One possible use Nersesian suggested is for anyone who is thinking of starting a business and needs that equipment to develop a prototype. They could use the space to learn the equipment and make their product without having to invest thousands of dollars into the equipment.

“It is a natural evolution of our library services to create new spaces and programs where anyone can become a maker by exploring both emerging technologies, and traditional fabrication skills,” said Rachelle Kuzyk, the library’s manager.

One of the reasons içt took years to open the Makery is because they wanted to make it as safe as possible. Staff had to go through specialized training and buy special equipment.

For example, the laser used in the printer could reflect off some material that someone brings in if they’re not careful. And that could start a fire or blind someone.

There are two fire extinguishers near the printer, as well as a fire blanket that would be the first option if possible to try and salvage the printer.

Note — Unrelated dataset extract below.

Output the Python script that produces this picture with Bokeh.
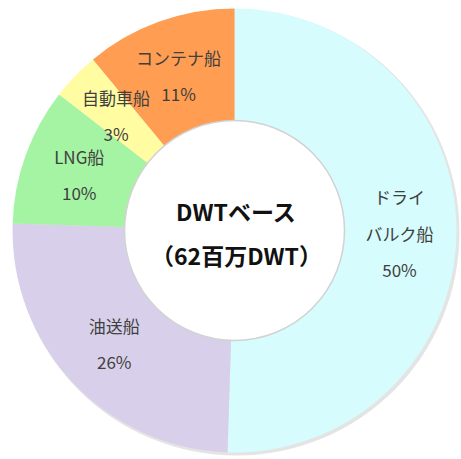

“There are plenty of libraries in schools who use that exact laser printer …, so with that one we knew that there were safety protocols already put in place by them,” said Akahoshi, who worked at a Makery in California before coming to Chandler three years ago to run this one.

She said this Makery will be very do-it-yourself. However, they will be offering workshops to help people learn how to create their own jewelry with a 3D printer or use a laser printer to engrave a treasured item.

To use the studio, you must be 14 or older. To use the laser printer, you need to be at least 16.

Akahoshi said this fills part of the library’s mission in giving residents access to tools.

“It’s all about access,” she said. “The access you have to technology is huge. … [Intel has] these things there, they have 3D printers their own staff runs and plays with all the time. But, if we don’t spark that young, or we aren’t able to teach these new skills to other people, it will be hard for Intel to continuously be able to hire.”